Das Gericht konnte nach Anhörung der Beteiligten ohne mündliche Verhandlung gemäß § 105 Abs. 1 Sozialgerichtsgesetz (SGG) durch Gerichtsbescheid entscheiden, da die Sache keine besonderen Schwierigkeiten tatsächlicher oder rechtlicher Art aufweist und der Sachverhalt geklärt ist.

I. Die Klage ist bereits unzulässig, da der Kläger sein Klageziel erreicht hat und ihm damit das Rechtsschutzbedürfnis für eine Fortführung des Klageverfahrens vor dem Sozialgericht fehlt.

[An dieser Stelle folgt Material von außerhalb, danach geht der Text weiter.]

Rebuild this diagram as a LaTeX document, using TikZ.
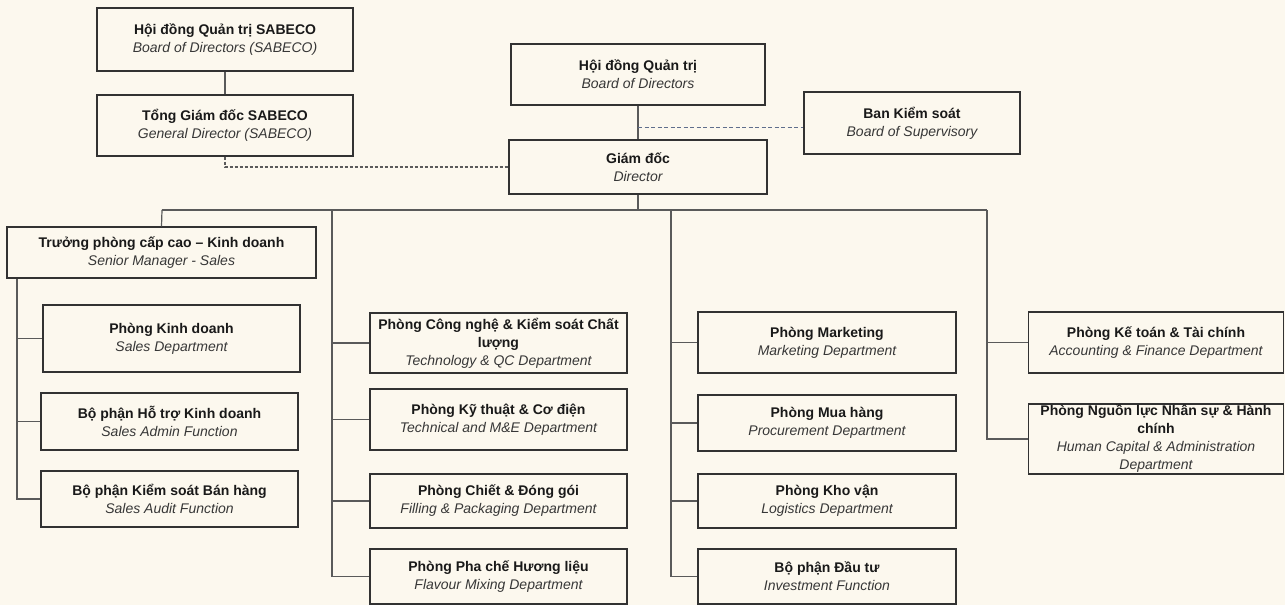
\documentclass[tikz,border=0pt]{standalone}
\usepackage{fontspec}
\setmainfont{Liberation Sans}
\definecolor{bg}{RGB}{252,248,238}
\definecolor{boxline}{RGB}{50,50,50}
\definecolor{conn}{RGB}{90,90,90}
\definecolor{txtb}{RGB}{25,25,25}
\definecolor{txti}{RGB}{55,55,55}
\definecolor{bksdash}{RGB}{95,110,140}
\newcommand{\bt}[2]{\textbf{#1}\\{\color{txti}\itshape #2}}
\begin{document}
\begin{tikzpicture}[x=1pt,y=-1pt,
  orgbox/.style={draw=boxline, line width=1.2pt, fill=bg, align=center, inner sep=1pt,
    font=\fontsize{14}{18}\selectfont, text=txtb},
  link/.style={draw=conn, line width=1.2pt},
  dlink/.style={draw=conn, line width=1.1pt, dash pattern=on 3pt off 2pt},
  blink/.style={draw=bksdash, line width=0.8pt, dash pattern=on 4pt off 2.5pt}]
\fill[bg] (0,0) rectangle (1285,605);
\useasboundingbox (0,0) rectangle (1285,605);

% top-left
\node[orgbox, minimum width=256pt, minimum height=63pt] (hdqts) at (225,39.5)
  {\bt{Hội đồng Quản trị SABECO}{Board of Directors (SABECO)}};
\node[orgbox, minimum width=256pt, minimum height=61pt] (tgds) at (225,125.5)
  {\bt{Tổng Giám đốc SABECO}{General Director (SABECO)}};

% center top
\node[orgbox, minimum width=254pt, minimum height=61pt] (hdqt) at (638,74.5)
  {\bt{Hội đồng Quản trị}{Board of Directors}};
\node[orgbox, minimum width=258pt, minimum height=54pt] (gd) at (638,167)
  {\bt{Giám đốc}{Director}};
\node[orgbox, minimum width=216pt, minimum height=62pt] (bks) at (912,123)
  {\bt{Ban Kiểm soát}{Board of Supervisory}};

% column 1
\node[orgbox, minimum width=309pt, minimum height=51pt] (tpcc) at (161.5,252.5)
  {\bt{Trưởng phòng cấp cao – Kinh doanh}{Senior Manager - Sales}};
\node[orgbox, minimum width=257pt, minimum height=67pt] (pkd) at (171.5,338.5)
  {\bt{Phòng Kinh doanh}{Sales Department}};
\node[orgbox, minimum width=257pt, minimum height=57pt] (htkd) at (169.5,421.5)
  {\bt{Bộ phận Hỗ trợ Kinh doanh}{Sales Admin Function}};
\node[orgbox, minimum width=257pt, minimum height=56pt] (ksbh) at (169.5,499)
  {\bt{Bộ phận Kiểm soát Bán hàng}{Sales Audit Function}};

% column 2
\node[orgbox, minimum width=257pt, minimum height=60pt] (cn) at (498.5,343)
  {\textbf{Phòng Công nghệ \& Kiểm soát Chất}\\\textbf{lượng}\\{\color{txti}\itshape Technology \& QC Department}};
\node[orgbox, minimum width=257pt, minimum height=61pt] (kt) at (498.5,419.5)
  {\bt{Phòng Kỹ thuật \& Cơ điện}{Technical and M\&E Department}};
\node[orgbox, minimum width=257pt, minimum height=54pt] (chiet) at (498.5,501)
  {\bt{Phòng Chiết \& Đóng gói}{Filling \& Packaging Department}};
\node[orgbox, minimum width=257pt, minimum height=55pt] (pc) at (498.5,576.5)
  {\bt{Phòng Pha chế Hương liệu}{Flavour Mixing Department}};

% column 3
\node[orgbox, minimum width=258pt, minimum height=61pt] (mkt) at (827,342.5)
  {\bt{Phòng Marketing}{Marketing Department}};
\node[orgbox, minimum width=258pt, minimum height=56pt] (mh) at (827,423)
  {\bt{Phòng Mua hàng}{Procurement Department}};
\node[orgbox, minimum width=258pt, minimum height=54pt] (kv) at (827,501)
  {\bt{Phòng Kho vận}{Logistics Department}};
\node[orgbox, minimum width=258pt, minimum height=55pt] (dt) at (827,576.5)
  {\bt{Bộ phận Đầu tư}{Investment Function}};

% column 4
\node[orgbox, minimum width=255pt, minimum height=61pt] (kto) at (1156,342.5)
  {\bt{Phòng Kế toán \& Tài chính}{Accounting \& Finance Department}};
\node[orgbox, minimum width=255pt, minimum height=70pt, inner sep=0pt] (ns) at (1156,439)
  {\textbf{Phòng Nguồn lực Nhân sự \& Hành}\\\textbf{chính}\\{\color{txti}\itshape Human Capital \& Administration}\\{\color{txti}\itshape Department}};

% junction coordinates
\coordinate (busL) at (162,210);
\coordinate (busR) at (987,210);
\coordinate (sp1) at (17,0);
\coordinate (sp2) at (332,210);
\coordinate (sp3) at (671,210);
\coordinate (sp4) at (987,210);
\coordinate (bksj) at (638,127);

% connectors
\draw[link] (hdqts) -- (tgds);
\draw[dlink] (tgds.south) |- (gd.west);
\draw[link] (hdqt) -- (gd);
\draw[blink] (bksj) -- (bksj -| bks.west);
\draw[link] (gd.south) -- (gd.south |- busL);
\draw[link] (busL) -- (busR);
\draw[link] (busL) -- (tpcc.north);

% column 1 spine
\draw[link] (tpcc.south -| sp1) |- (ksbh.west);
\draw[link] (pkd.west -| sp1) -- (pkd.west);
\draw[link] (htkd.west -| sp1) -- (htkd.west);

% column 2 spine
\draw[link] (sp2) |- (pc.west);
\draw[link] (cn.west -| sp2) -- (cn.west);
\draw[link] (kt.west -| sp2) -- (kt.west);
\draw[link] (chiet.west -| sp2) -- (chiet.west);

% column 3 spine
\draw[link] (sp3) |- (dt.west);
\draw[link] (mkt.west -| sp3) -- (mkt.west);
\draw[link] (mh.west -| sp3) -- (mh.west);
\draw[link] (kv.west -| sp3) -- (kv.west);

% column 4 spine
\draw[link] (sp4) |- (ns.west);
\draw[link] (kto.west -| sp4) -- (kto.west);
\end{tikzpicture}
\end{document}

Die Gerichte haben die Aufgabe, den Bürgern und der Verwaltung zu ihrem Recht zu verhelfen, aber nur soweit das notwendig ist. Deswegen besteht der allgemeinen Grundsatz, dass niemand die Gerichte unnütz in Anspruch nehmen darf sondern hierfür zumindest ein Mindestmaß an einem nachvollziehbaren Rechtsschutzinteresse bestehen muss. Daher ist das Bestehen eines Rechtsschutzbedürfnisses eine allgemeine Prozessvoraussetzung für die Zulässigkeit der Führung eines Klageverfahrens, die von den Gerichten in jeder Phase des Verfahrens vom Amts zu prüfen ist (vgl. hierzu Bundessozialgericht, Urteil vom 12. Juli 2012, Aktenzeichen B 14 AS 35/12 R, Rn 17, sämtliche Rechtsprechung zitiert nach JURIS; Keller in Meyer-Ladewig/Keller/Leitherer/Schmidt, Kommentar zum SGG, 13. Auflage 2020, vor § 51, Rn 15; Mußhoff in juris-PK SGG, 2. Auflage 2022, Werkstand: 10. April 2024, zu § 103 SGG,  Rn 91), wobei bei der Verneinung des Rechtsschutzbedürfnisses bereits zur Wahrung der grundrechtlich nach Artikel 19 Abs. 4 Grundgesetz geschützten Rechtsweggarantie allerdings Zurückhaltung geboten (Mußhoff, a.a.O.). Das Nichtbestehen oder der Wegfall des Rechtsschutzbedürfnisses muss daher offensichtlich sein.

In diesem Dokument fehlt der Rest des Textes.